The ability to create audio deepfakes of people's voices using machine learning and just minutes of them speaking has become relatively cheap and easy to acquire technology. There are myriad websites that will let you make voice clones. Some will let you use a variety of celebrity voices to say anything they want, while others will let you upload a new person’s voice to create a voice clone of anyone you have a recording of. Scammers have figured out that they can use this to clone the voices of regular people. Suddenly your relative isn’t talking to someone who sounds like a complete stranger, they are hearing your own voice. This makes the scam much more concerning. 
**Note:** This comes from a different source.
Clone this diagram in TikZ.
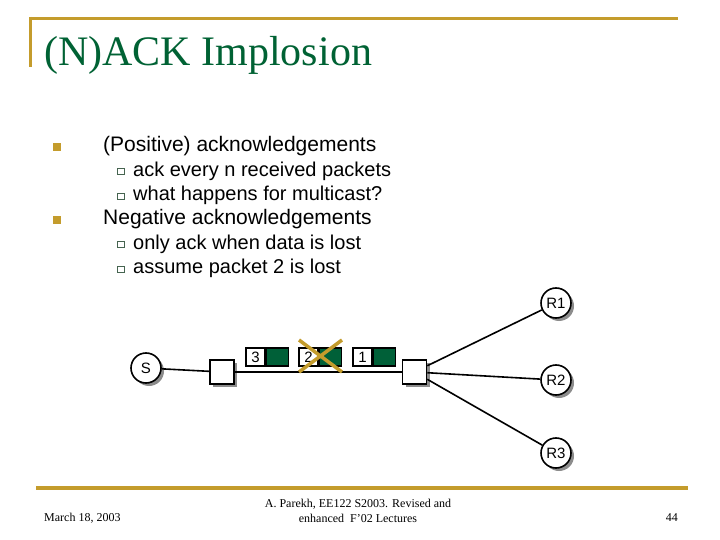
\documentclass[tikz,border=0pt]{standalone}
\usepackage{fontspec}
\setmainfont{Liberation Serif}
\newfontfamily\arialf{Liberation Sans}
\usetikzlibrary{shadows}
\definecolor{gold}{RGB}{196,156,44}
\definecolor{titlegreen}{RGB}{0,98,52}
\definecolor{pktgreen}{RGB}{0,96,56}
\definecolor{subbul}{RGB}{70,100,80}
\begin{document}
\begin{tikzpicture}[x=1pt,y=-1pt,
  body/.style={anchor=base west,inner sep=0pt,font=\arialf\fontsize{21}{24}\selectfont},
  subbody/.style={anchor=base west,inner sep=0pt,font=\arialf\fontsize{20}{24}\selectfont},
  mainbul/.style={fill=gold,draw=none,minimum size=8pt,inner sep=0pt},
  subbul/.style={fill=white,draw=subbul,line width=0.8pt,minimum width=7pt,minimum height=6pt,inner sep=0pt},
  shad/.style={drop shadow={shadow xshift=3pt,shadow yshift=-3pt,fill=black!45,opacity=1}},
  hostnode/.style={circle,draw,fill=white,line width=1.6pt,minimum size=30pt,inner sep=0pt,shad,font=\arialf\fontsize{15}{15}\selectfont},
  router/.style={rectangle,draw,fill=white,line width=1.6pt,minimum size=24pt,inner sep=0pt,shad},
  pktnum/.style={rectangle,draw,fill=white,line width=1.3pt,minimum width=19pt,minimum height=18pt,inner sep=0pt,font=\arialf\fontsize{15}{15}\selectfont},
  pktbody/.style={rectangle,draw,fill=pktgreen,line width=1.3pt,minimum width=22pt,minimum height=18pt,inner sep=0pt},
  link/.style={line width=1.6pt},
  footer/.style={inner sep=0pt,font=\fontsize{12}{15}\selectfont}
]
\useasboundingbox (0,0) rectangle (720,540);
\fill[white] (0,0) rectangle (720,540);
% title frame
\draw[gold,line width=3pt] (30,18.3) -- (678,18.3);
\draw[gold,line width=3pt] (30,16.8) -- (30,67);
\node[anchor=base west,inner sep=0pt,text=titlegreen,font=\fontsize{42}{42}\selectfont] (title) at (44,66) {(N)ACK Implosion};
% bullets
\node[mainbul] (b1) at (57,147) {};
\node[body] (t1) at (103,152) {(Positive) acknowledgements};
\node[subbul] (s1) at (121,171.5) {};
\node[subbody] (t2) at (133,176.5) {ack every n received packets};
\node[subbul] (s2) at (121,196) {};
\node[subbody] (t3) at (133,200.8) {what happens for multicast?};
\node[mainbul] (b2) at (57,220) {};
\node[body] (t4) at (103,225) {Negative acknowledgements};
\node[subbul] (s3) at (121,244.5) {};
\node[subbody] (t5) at (133,249.4) {only ack when data is lost};
\node[subbul] (s4) at (121,269) {};
\node[subbody] (t6) at (133,273.7) {assume packet 2 is lost};
% network
\node[hostnode] (S) at (146,368) {S};
\node[router] (sq1) at (222,372) {};
\node[router] (sq2) at (414.5,372) {};
\node[hostnode] (R1) at (556,303) {R1};
\node[hostnode] (R2) at (556,380) {R2};
\node[hostnode] (R3) at (556,453) {R3};
\draw[link] (S) -- (sq1);
\draw[link] (sq1) -- (sq2);
\draw[link] (sq2) -- (R1);
\draw[link] (sq2) -- (R2);
\draw[link] (sq2) -- (R3);
% packets
\node[pktnum] (p3n) at (255.5,357) {3};
\node[pktbody,anchor=west] (p3g) at (p3n.east) {};
\node[pktnum] (p2n) at (308.5,357) {2};
\node[pktbody,anchor=west] (p2g) at (p2n.east) {};
\node[pktnum] (p1n) at (362.5,357) {1};
\node[pktbody,anchor=west] (p1g) at (p1n.east) {};
% cross
\draw[gold,line width=3.5pt] (299,340) -- (342,372);
\draw[gold,line width=3.5pt] (299,372) -- (342,340);
% footer
\draw[gold,line width=3.5pt] (36,488) -- (688,488);
\node[footer,anchor=base west] (date) at (44,521) {March 18, 2003};
\node[footer,align=center,anchor=base] (credit) at (358,522) {A. Parekh, EE122 S2003. Revised and\\ enhanced\ \ F'02 Lectures};
\node[footer,anchor=base east] (page) at (678,521) {44};
\end{tikzpicture}
\end{document}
Voice generation scams aren’t widespread yet, but they do seem to be happening. There have been news stories and even congressional testimony from people who have been the targets of voice impersonation scams. Voice cloning scams are also being used in political disinformation campaigns as well. It’s impossible for us to know what kind of technology these scammers used, or if they're just really good impersonations. But it is likely that the scams will grow more prevalent as the technology gets cheaper and more ubiquitous. For now, the novelty of these scams, and the use of machine learning and deepfakes, technologies which are raising concerns across many sectors of society, seems to be driving a lot of the coverage. 

The family password is a decades-old, low tech solution to this modern high tech problem. 

The first step is to agree with your family on a password you can all remember and use. The most important thing is that it should be easy to remember in a panic, hard to forget, and not public information. You could use the name of a well known person or object in your family, an inside joke, a family meme, or any word that you can all remember easily. Despite the name, this doesn't need to be limited to your family, it can be a chosen family, workplace, anarchist witch coven, etc. Any group of people with which you associate can benefit from having a password. 

Then when someone calls you or someone that trusts you (or emails or texts you) with an urgent request for money (or iTunes gift cards) you simply ask them the password. If they can’t tell it to you, then they might be a fake. You could of course further verify this with other questions,  like, “what is my cat's name” or “when was the last time we saw each other?” These sorts of questions work even if you haven’t previously set up a passphrase in your family or friend group. But keep in mind people tend to forget basic things when they have experienced trauma or are in a panic. It might be helpful, especially for   people with less robust memories, to write down the password in case you forget it. After all, it’s not likely that the scammer will break into your house to find the family password.

These techniques can be useful against other scams which haven’t been invented yet, but which may come around as deepfakes become more prevalent, such as machine-generated video or photo avatars for “proof.” Or should you ever find yourself in a hackneyed sci-fi situation where there are two identical copies of your friend and you aren’t sure which one is the evil clone and which one is the original. 

An image of spider-man pointing at another spider-man who is pointing at him. A classic meme.

Spider-man hopes The Avengers haven't forgotten their secret password!

The added benefit of this technique is that it gives you a minute to step back, breath, and engage in some critical thinking. Many scams of this nature rely on panic and keeping you in your lower brain, by asking for the passphrase you can also take a minute to think. Is your kid really in Mexico right now? Can you call them back at their phone number to be sure it’s them?  

So, go make a family password and a friend password to keep your family and friends from getting scammed by AI impostors (or evil clones).